Select each line where the word "this" appears.

-- BEGIN --

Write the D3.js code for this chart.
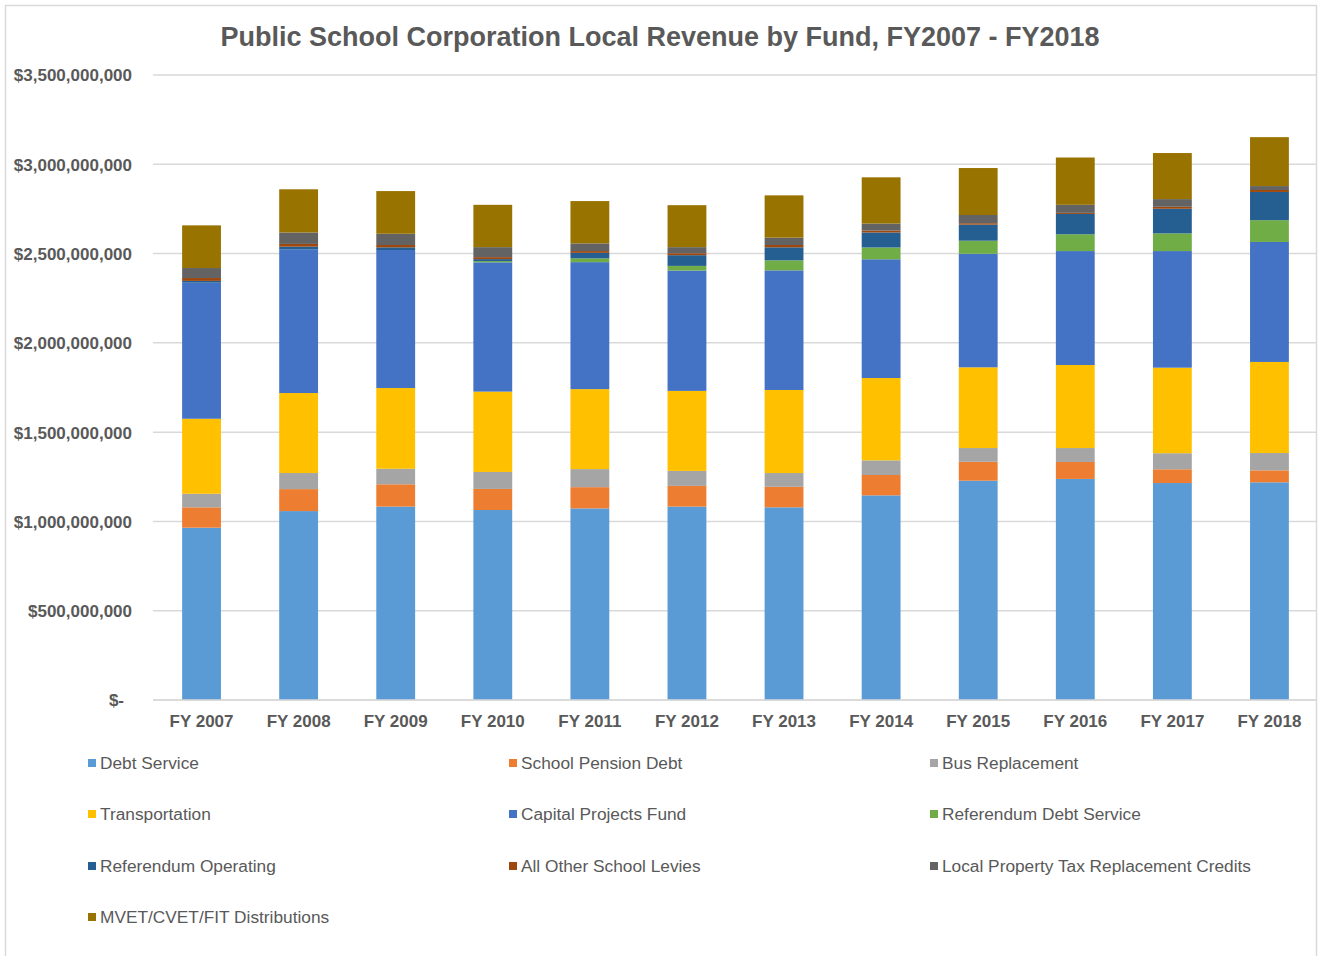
<!DOCTYPE html>
<html>
<head>
<meta charset="utf-8">
<script src="https://cdn.jsdelivr.net/npm/d3@7"></script>
<style>
  body { margin: 0; background: #fff; }
  text { font-family: Arial, "Liberation Sans", sans-serif; }
</style>
</head>
<body>
<svg id="chart" width="1318" height="956"></svg>
<script>
/********************************************************
 ********************* Data *****************************
 ********************************************************/
// values in millions of dollars
var years = ["FY 2007", "FY 2008", "FY 2009", "FY 2010", "FY 2011", "FY 2012",
             "FY 2013", "FY 2014", "FY 2015", "FY 2016", "FY 2017", "FY 2018"];

var debtService      = [965, 1058, 1083, 1064, 1073, 1083, 1079, 1146, 1228, 1238, 1215, 1219];
var pensionDebt      = [114, 123, 125, 118, 119, 116, 115, 114, 106, 95, 77, 67];
var busReplacement   = [76, 90, 87, 95, 101, 84, 77, 82, 77, 78, 90, 97];
var transportation   = [420, 448, 452, 450, 448, 448, 465, 461, 452, 465, 479, 510];
var capitalProjects  = [762, 805, 773, 724, 711, 674, 670, 665, 636, 638, 653, 672];
var refDebtService   = [0, 0, 0, 7, 21, 26, 56, 66, 73, 94, 99, 122];
var refOperating     = [10, 15, 15, 11, 31, 60, 73, 84, 90, 114, 138, 158];
var otherLevies      = [16, 15, 13, 11, 10, 11, 13, 11, 8, 6, 11, 11];
var lptrc            = [56, 64, 63, 56, 43, 34, 41, 39, 46, 45, 43, 22];
var mvet             = [239, 242, 239, 237, 237, 235, 237, 259, 263, 265, 258, 274];

var seriesNames = ["Debt Service", "School Pension Debt", "Bus Replacement",
                   "Transportation", "Capital Projects Fund", "Referendum Debt Service",
                   "Referendum Operating", "All Other School Levies",
                   "Local Property Tax Replacement Credits", "MVET/CVET/FIT Distributions"];
var seriesValues = [debtService, pensionDebt, busReplacement, transportation, capitalProjects,
                    refDebtService, refOperating, otherLevies, lptrc, mvet];
var seriesColors = ["#5b9bd5", "#ed7d31", "#a5a5a5", "#ffc000", "#4472c4",
                    "#70ad47", "#255e91", "#9e480e", "#636363", "#997300"];

var yTicks = [0, 500e6, 1000e6, 1500e6, 2000e6, 2500e6, 3000e6, 3500e6];

/********************************************************
 ********************* Chart ****************************
 ********************************************************/
var svg = d3.select("#chart");

// build rows for the stack
var rows = years.map(function(y, i) {
  var row = { year: y };
  seriesNames.forEach(function(name, k) {
    row[name] = seriesValues[k][i] * 1e6;
  });
  return row;
});

var stacked = d3.stack().keys(seriesNames)(rows);

var xScale = d3.scaleBand().domain(years).range([153, 1318]).paddingInner(0.6).paddingOuter(0.3),
    yScale = d3.scaleLinear().domain([0, 3500e6]).range([700, 75]);

// outer frame
svg.append("rect")
  .attr("x", 5.5).attr("y", 5.5)
  .attr("width", 1311).attr("height", 980)
  .attr("fill", "#fff")
  .attr("stroke", "#d9d9d9")
  .attr("stroke-width", 1.5);

// title
svg.append("text")
  .attr("x", 660).attr("y", 46)
  .attr("text-anchor", "middle")
  .attr("font-size", 27)
  .attr("font-weight", "bold")
  .attr("fill", "#595959")
  .text("Public School Corporation Local Revenue by Fund, FY2007 - FY2018");

// gridlines
svg.append("g")
  .selectAll("line")
  .data(yTicks)
  .enter()
  .append("line")
  .attr("x1", 153).attr("x2", 1316)
  .attr("y1", function(d) { return yScale(d); })
  .attr("y2", function(d) { return yScale(d); })
  .attr("stroke", "#d9d9d9")
  .attr("stroke-width", 1.5);

// y axis labels
var yAxis = svg.append("g")
  .attr("transform", "translate(132,0)")
  .call(d3.axisLeft(yScale)
    .tickValues(yTicks)
    .tickSize(0)
    .tickPadding(0)
    .tickFormat(function(d) {
      return d === 0 ? "$-" : "$" + d3.format(",")(d);
    }));
yAxis.select(".domain").remove();
yAxis.selectAll("text")
  .attr("font-size", 17)
  .attr("font-weight", "bold")
  .attr("fill", "#595959")
  .attr("dy", "0.35em")
  .attr("x", function(d) { return d === 0 ? -8 : 0; });

// bars
svg.append("g")
  .selectAll("g")
  .data(stacked)
  .enter()
  .append("g")
  .attr("fill", function(d, i) { return seriesColors[i]; })
  .selectAll("rect")
  .data(function(d) { return d; })
  .enter()
  .append("rect")
  .attr("x", function(d) { return xScale(d.data.year); })
  .attr("width", xScale.bandwidth())
  .attr("y", function(d) { return yScale(d[1]); })
  .attr("height", function(d) { return yScale(d[0]) - yScale(d[1]); });

// x axis
var xAxis = svg.append("g")
  .attr("transform", "translate(0,700)")
  .call(d3.axisBottom(xScale).tickSize(0).tickPadding(15));
xAxis.select(".domain")
  .attr("stroke", "#d9d9d9")
  .attr("stroke-width", 1.5)
  .attr("d", "M153,0H1316");
xAxis.selectAll("text")
  .attr("font-size", 17)
  .attr("font-weight", "bold")
  .attr("fill", "#595959");

/********************************************************
 ********************* Legend ***************************
 ********************************************************/
var legendX = [88, 509, 930],
    legendY = [763, 814, 866, 917];

var legend = svg.append("g")
  .selectAll("g")
  .data(seriesNames)
  .enter()
  .append("g")
  .attr("transform", function(d, i) {
    return "translate(" + legendX[i % 3] + "," + legendY[Math.floor(i / 3)] + ")";
  });

legend.append("rect")
  .attr("x", 0).attr("y", -4)
  .attr("width", 8).attr("height", 8)
  .attr("fill", function(d, i) { return seriesColors[i]; });

legend.append("text")
  .attr("x", 12)
  .attr("dy", "0.35em")
  .attr("font-size", 17.3)
  .attr("fill", "#595959")
  .text(function(d) { return d; });
</script>
</body>
</html>
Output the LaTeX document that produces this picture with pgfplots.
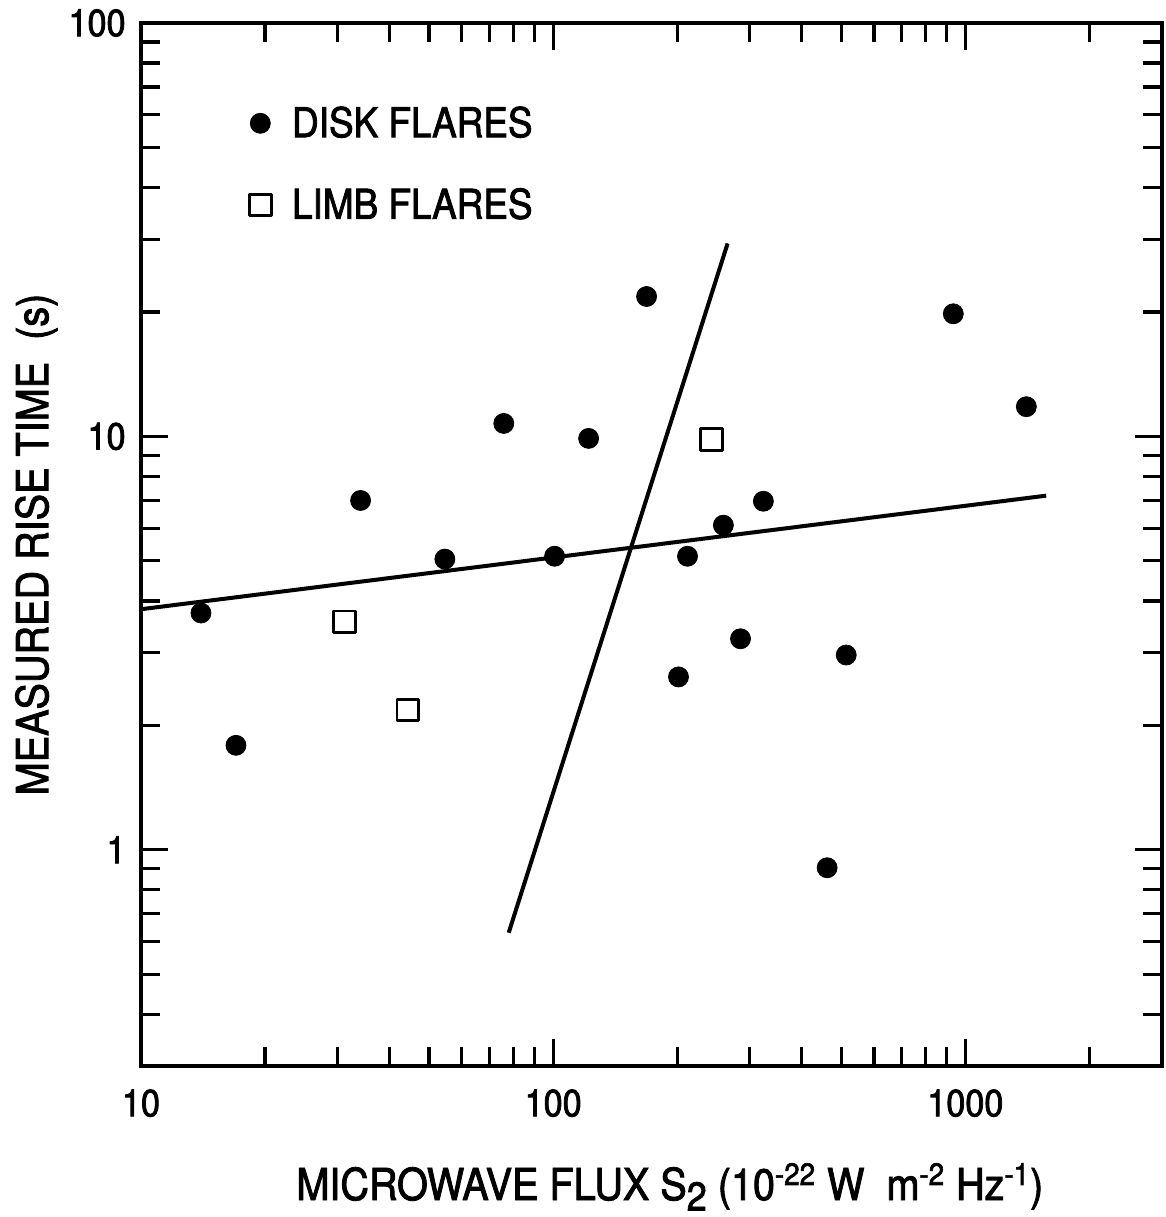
\documentclass[border=0pt]{standalone}
\usepackage{fontspec}
\setmainfont{TeX Gyre Heros}[FakeStretch=0.9, FakeBold=2]
\usepackage{pgfplots}
\pgfplotsset{compat=1.18}
\newcommand{\tl}[1]{\textnormal{\fontsize{19}{19}\selectfont #1}}
\begin{document}
\begin{tikzpicture}
\begin{axis}[
  at={(0,0)}, anchor=south west,
  scale only axis, width=510.5pt, height=521.5pt,
  xmode=log, ymode=log,
  xmin=10, xmax=3000, ymin=0.3, ymax=100,
  axis line style={line width=2pt},
  tick style={black, line width=1.6pt},
  major tick length=13.5pt, minor tick length=9.5pt,
  tick align=inside,
  xtick={10,100,1000}, xticklabels={\tl{10},\tl{100},\tl{1000}},
  ytick={1,10,100}, yticklabels={\tl{1},\tl{10},\tl{100}},
  minor xtick={20,30,40,50,60,70,80,90,200,300,400,500,600,700,800,900,2000},
  minor ytick={0.4,0.5,0.6,0.7,0.8,0.9,2,3,4,5,6,7,8,9,20,30,40,50,60,70,80,90},
  tick label style={font=\fontsize{19}{19}\selectfont, inner sep=0pt},
  xticklabel style={anchor=north, yshift=-11.5pt},
  yticklabel style={anchor=east, xshift=-7.5pt},
  xlabel={MICROWAVE FLUX S\raisebox{-0.45ex}{\fontsize{20}{20}\selectfont 2} (10\textsuperscript{-22} W\ \ m\textsuperscript{-2} Hz\textsuperscript{-1})},
  ylabel={MEASURED RISE TIME\ \ (s)},
  label style={font=\fontsize{22}{22}\selectfont},
  xlabel style={at={(axis description cs:0.518,-0.1285)}, anchor=base},
  ylabel style={at={(axis description cs:-0.091,0.5)}, anchor=base, rotate=0},
  legend style={draw=none, fill=none, at={(axis description cs:0.1,0.928)}, anchor=north west,
    font=\fontsize{20.5}{24}\selectfont, row sep=20pt, column sep=8.5pt},
  legend cell align=left,
  legend image code/.code={\draw[#1] plot coordinates {(0pt,0pt)};},
]
\addplot[only marks, mark=*, mark size=5pt, black, mark options={fill=black}] coordinates {
(13.98,3.74) (17.0,1.79) (34.1,7.0) (54.6,5.05) (75.9,10.75) (100.8,5.13)
(121.9,9.89) (168.5,21.8) (201.4,2.62) (211.8,5.13) (258.8,6.10) (284.8,3.24)
(323.6,6.97) (462,0.905) (514,2.96) (935,19.8) (1406,11.8)
};
\addlegendentry{DISK FLARES}
\addplot[only marks, mark=square, mark size=5.4pt, black, mark options={line width=1.4pt, line join=round}] coordinates {
(31.2,3.56) (44.4,2.18) (242,9.84)
};
\addlegendentry{LIMB FLARES}
\addplot[black, line width=2pt, forget plot] coordinates {(10,3.82) (1571,7.19)};
\addplot[black, line width=2pt, forget plot] coordinates {(78.0,0.630) (265,29.3)};
\end{axis}
\pgfresetboundingbox
\path[use as bounding box] (-70.5pt,-75.5pt) rectangle (512.5pt,533pt);
\end{tikzpicture}
\end{document}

-- END --

[EXERCISE RESULT]:
Write the D3.js code for this chart.
Output the LaTeX document that produces this picture with pgfplots.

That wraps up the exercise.